Vicente Verdú
¿Puede tenerse miedo a la tristeza? A la desgracia, claro que sí, pero ¿temor indefinido a estar triste? El temor, bien se sabe, constituye, de forma elemental, parte del rebozo de estar vivos y propicia por ello en diferentes casos una forma eficiente de felicidad. De la felicidad, desde luego, porque temiendo lo peor o siendo consciente de la facilidad con que se presenta cualquier adversidad, lo bueno, lo mejor y hasta lo ordinario, se celebran con un gozo.
¿Pero miedo a la tristeza? Teniendo salud puede temerse la enfermedad pero es raro que en la plenitud de la lozanía surja un verdadero pensamiento para lo insano.
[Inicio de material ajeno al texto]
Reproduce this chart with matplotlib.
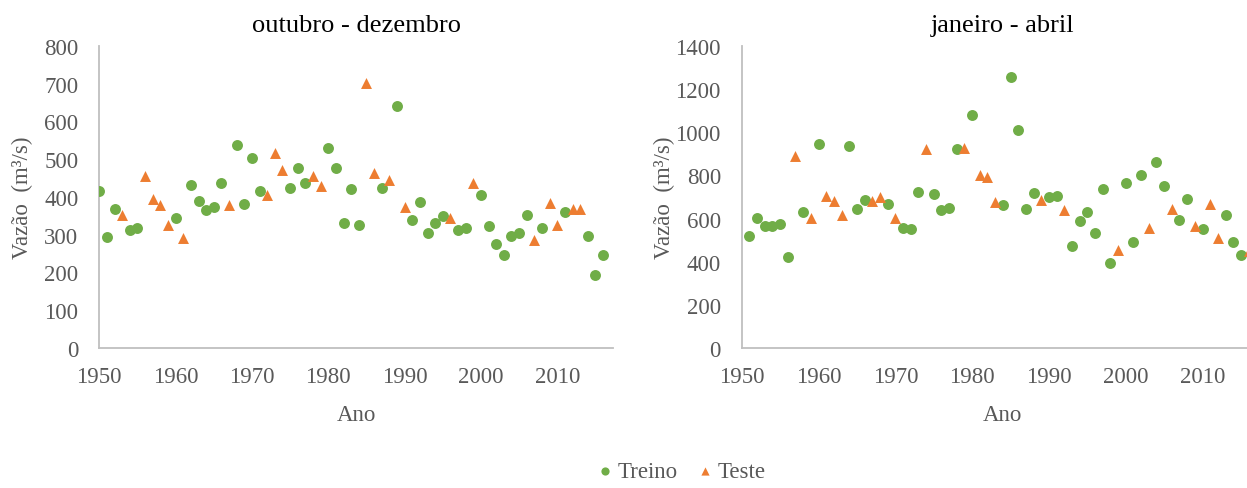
import matplotlib.pyplot as plt

# outubro - dezembro
od_treino_ano = [1950, 1951, 1952, 1954, 1955, 1960, 1962, 1963, 1964, 1965, 1966, 1968, 1969, 1970, 1971,
                 1975, 1976, 1977, 1980, 1981, 1982, 1983, 1984, 1987, 1989, 1991, 1992, 1993, 1994, 1995,
                 1997, 1998, 2000, 2001, 2002, 2003, 2004, 2005, 2006, 2008, 2011, 2014, 2015, 2016]
od_treino_vazao = [416, 293, 369, 313, 319, 344, 432, 390, 365, 374, 437, 538, 382, 502, 416,
                   425, 476, 437, 531, 476, 332, 420, 327, 425, 642, 339, 386, 305, 332, 350,
                   313, 318, 405, 323, 275, 246, 297, 305, 353, 318, 360, 297, 194, 246]
od_teste_ano = [1953, 1956, 1957, 1958, 1959, 1961, 1967, 1972, 1973, 1974, 1978, 1979, 1985, 1986,
                1988, 1990, 1996, 1999, 2007, 2009, 2010, 2012, 2013]
od_teste_vazao = [353, 455, 395, 379, 327, 292, 379, 404, 517, 471, 455, 429, 702, 463,
                  446, 374, 344, 437, 287, 385, 327, 368, 368]

# janeiro - abril
ja_treino_ano = [1951, 1952, 1953, 1954, 1955, 1956, 1958, 1960, 1964, 1965, 1966, 1969, 1971, 1972, 1973,
                 1975, 1976, 1977, 1978, 1980, 1984, 1985, 1986, 1987, 1988, 1990, 1991, 1993, 1994, 1995,
                 1996, 1997, 1998, 2000, 2001, 2002, 2004, 2005, 2007, 2008, 2010, 2013, 2014, 2015]
ja_treino_vazao = [519, 603, 566, 566, 573, 423, 632, 944, 936, 646, 685, 669, 558, 550, 722,
                   714, 640, 648, 922, 1080, 663, 1258, 1012, 646, 720, 700, 706, 474, 587, 632,
                   535, 736, 394, 765, 491, 802, 862, 751, 593, 691, 550, 618, 491, 430]
ja_teste_ano = [1957, 1959, 1961, 1962, 1963, 1967, 1968, 1970, 1974, 1979, 1981, 1982, 1983, 1989,
                1992, 1999, 2003, 2006, 2009, 2011, 2012, 2016]
ja_teste_vazao = [892, 601, 706, 683, 618, 683, 699, 601, 922, 929, 802, 794, 677, 685,
                  640, 453, 556, 644, 564, 669, 511, 451]

verde = '#70AD47'
laranja = '#ED7D31'
cinza = '#595959'

plt.rcParams['font.family'] = ['Liberation Serif', 'DejaVu Serif']

fig = plt.figure(figsize=(12.47, 4.89), dpi=100)
ax1 = fig.add_axes([0.0796, 0.2863, 0.412, 0.6176])
ax2 = fig.add_axes([0.5948, 0.2863, 0.4188, 0.6176])

paineis = [
    (ax1, 'outubro - dezembro', od_treino_ano, od_treino_vazao, od_teste_ano, od_teste_vazao, 800, 100, 2017.3),
    (ax2, 'janeiro - abril', ja_treino_ano, ja_treino_vazao, ja_teste_ano, ja_teste_vazao, 1400, 200, 2018),
]

for ax, titulo, ta, tv, ea, ev, ymax, passo, xmax in paineis:
    ax.scatter(ta, tv, s=62, color=verde, marker='o', linewidths=0, label='Treino', zorder=3)
    ax.scatter(ea, ev, s=62, color=laranja, marker='^', linewidths=0, label='Teste', zorder=3)
    ax.set_xlim(1950, xmax)
    ax.set_ylim(0, ymax)
    ax.set_xticks(range(1950, 2011, 10))
    ax.set_yticks(range(0, ymax + 1, passo))
    for s in ['top', 'right']:
        ax.spines[s].set_visible(False)
    for s in ['left', 'bottom']:
        ax.spines[s].set_color('#bfbfbf')
        ax.spines[s].set_linewidth(1.3)
    ax.tick_params(length=0, labelsize=16.5, colors=cinza)
    ax.tick_params(axis='y', pad=15)
    ax.tick_params(axis='x', pad=13)
    ax.set_title(titulo, fontsize=19, color='black', pad=11)
    ax.set_xlabel('Ano', fontsize=16.5, color=cinza, va='center')
    ax.set_ylabel('Vazão  (m³/s)', fontsize=16.5, color=cinza, va='center')
    w = ax.get_position().width * 1247
    ax.yaxis.set_label_coords(-77 / w, 0.5)
    ax.xaxis.set_label_coords(0.5, -66 / 302)

handles, labels = ax1.get_legend_handles_labels()
leg = fig.legend(handles, labels, loc='center', bbox_to_anchor=(0.545, 0.033), ncol=2,
                 frameon=False, fontsize=16.5, handletextpad=0.05, columnspacing=0.7,
                 handlelength=1.0, markerscale=0.75, labelcolor=cinza)

plt.savefig('out.png', dpi=100)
Como también en la plenitud de la alegría, ¿quién piensa en serio sobre la tristeza que existe en el mundo, que sobreviene sobre los más cercanos o que podría llegar a recaer en mí?
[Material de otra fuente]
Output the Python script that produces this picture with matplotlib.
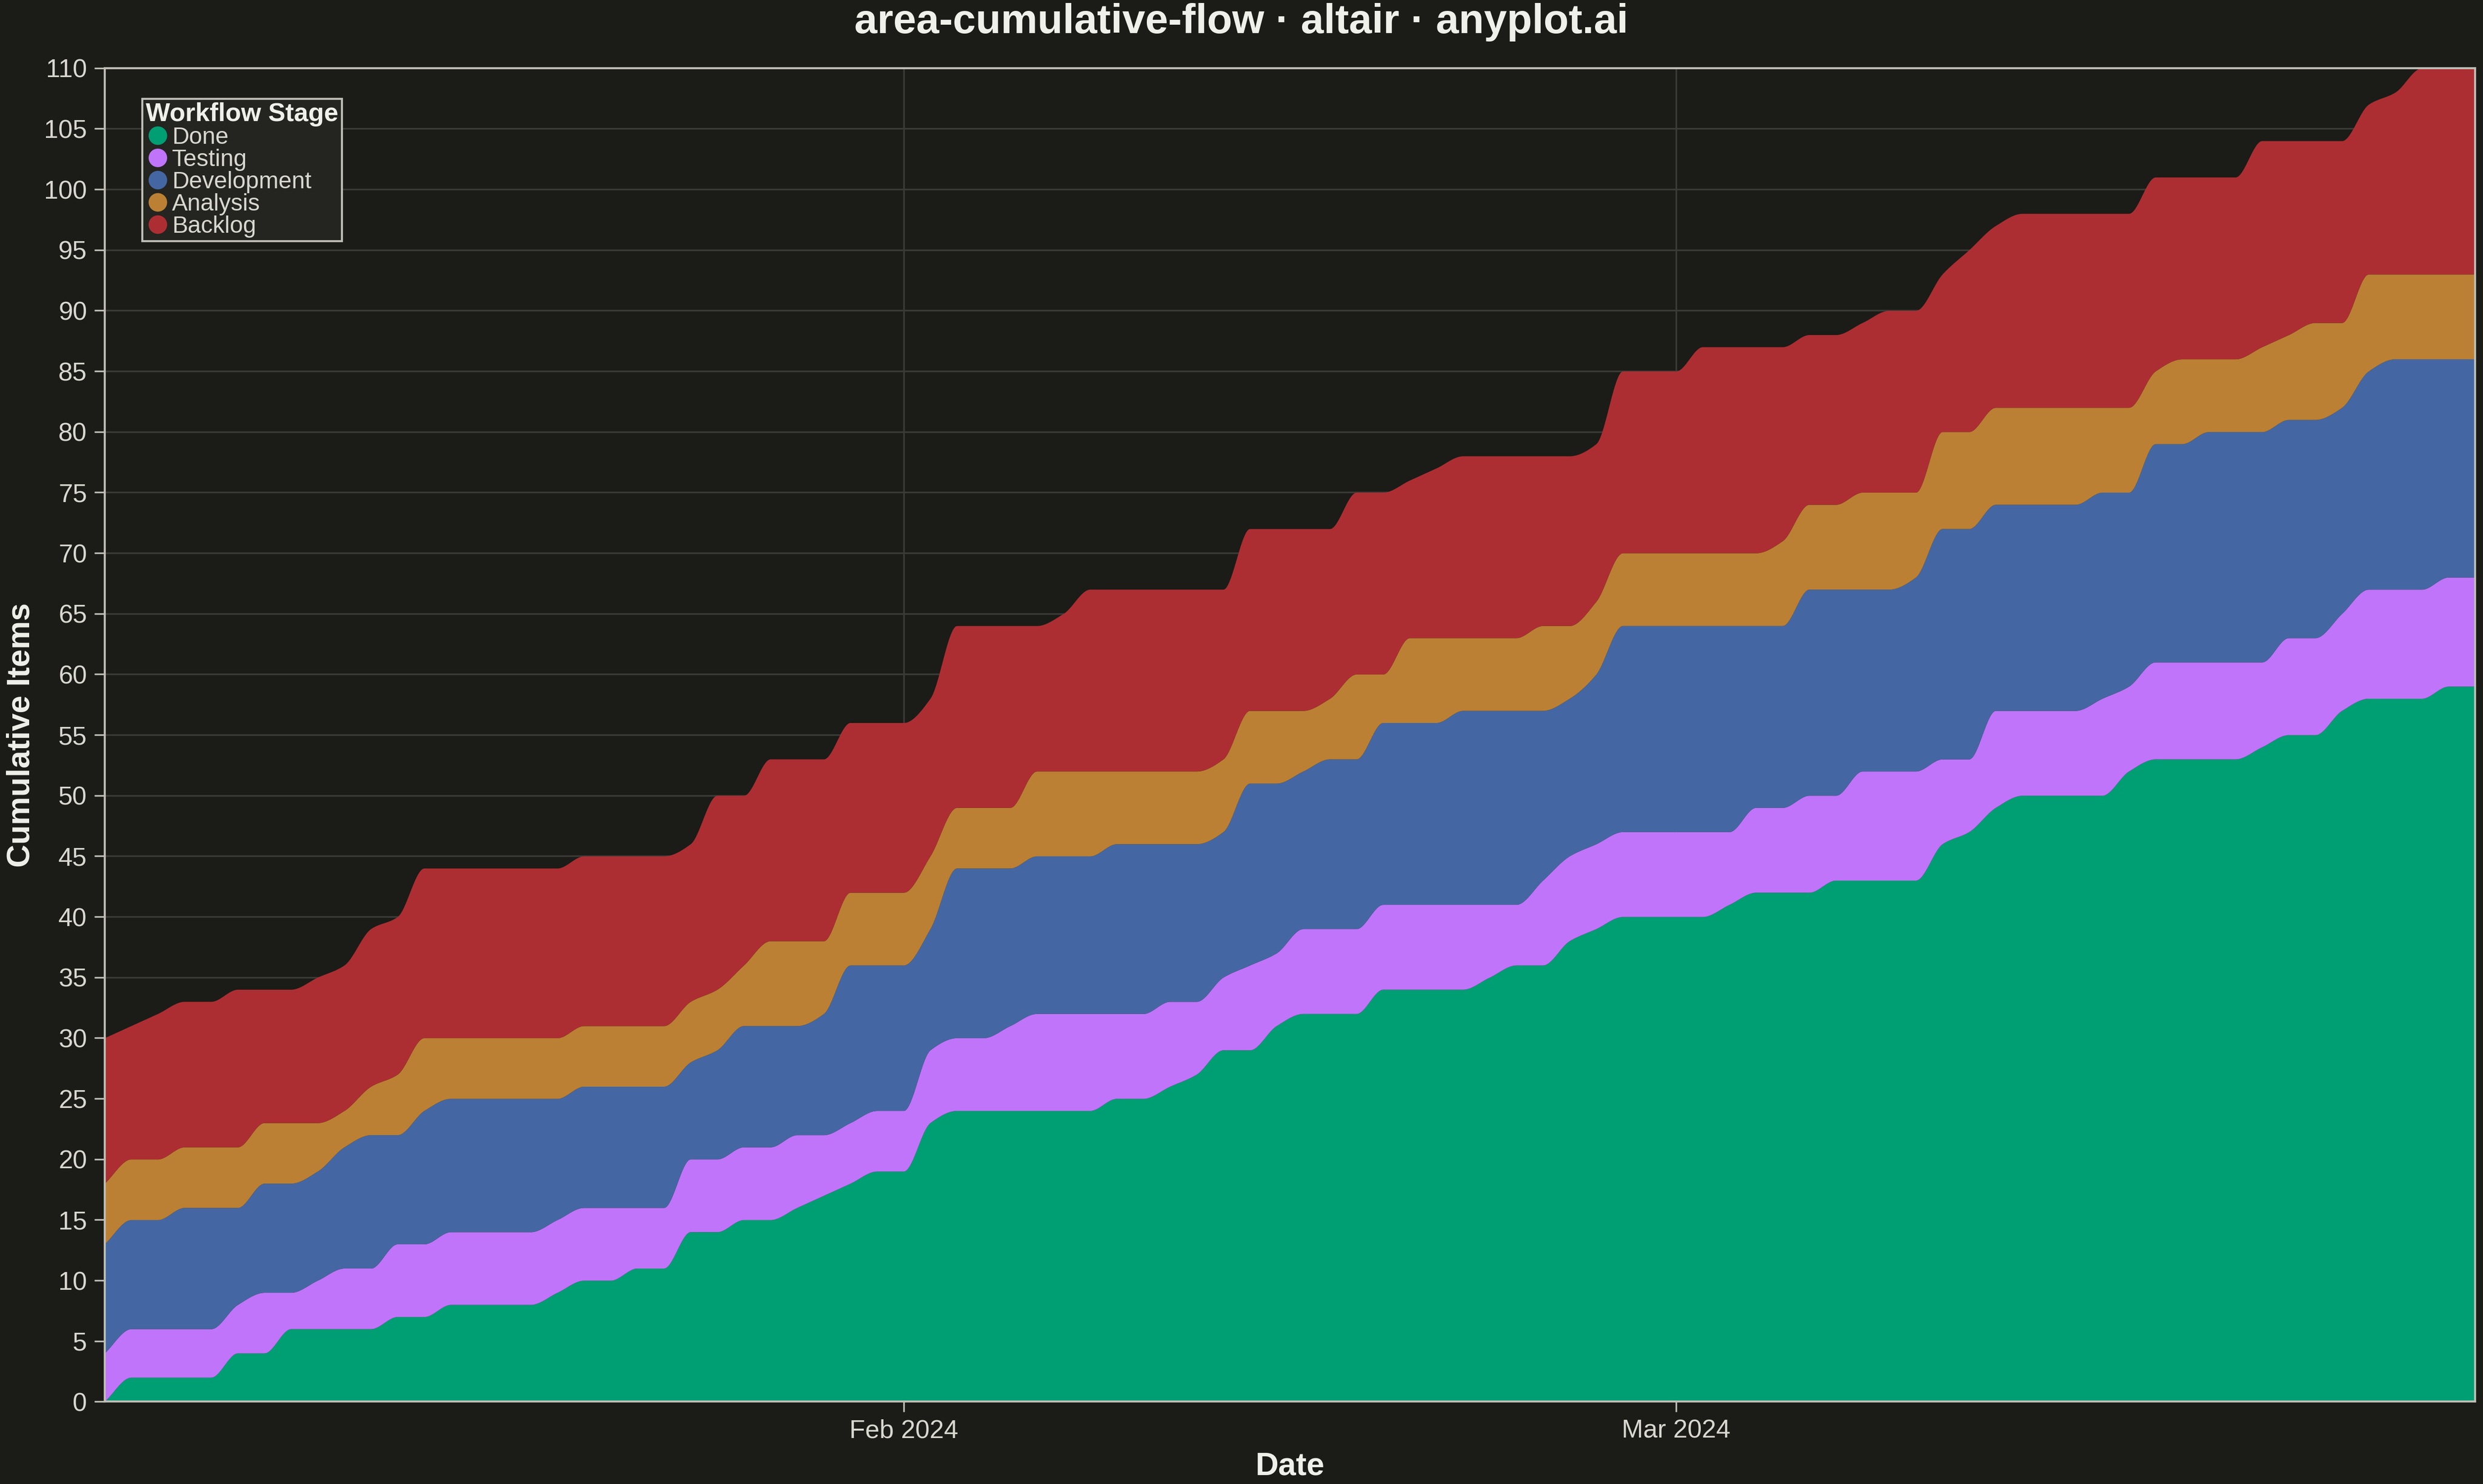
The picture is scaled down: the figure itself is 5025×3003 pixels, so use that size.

Muy probablemente, mi miedo personal a la tristeza forma hoy parte de un cuadro clínico o estructuración atenuada del Mal (¿la depresión?).
Cada mañana, al despertar, viene a juntarse a mi respiración una grisura y ya desde el desayuno no me deja estar en paz con lo que sea normal. ¿La normalidad? ¿La normalidad, pienso, no será en sí misma una cantera sombría, un yacimiento oscuro para el corazón? Todas las personas que conozco con la tensión alta sólo están tristes cuando investigan el esfuerzo de su maltrecho corazón. Las de tensión baja, sin embargo, siendo propensas al decaimiento asumen que la aparente tristeza no es sino una cuestión orgánica que encuentra cura en el sistema de sanidad. Pero a un corazón si problemas orgánicos ¿corresponde alguna tristeza regular?
Pues sí. Hay una tristeza enclavada en la memoria dolorida, una tristeza básica del paso del tiempo y una amargura genuina que corresponde a la tristura del no pasa nada.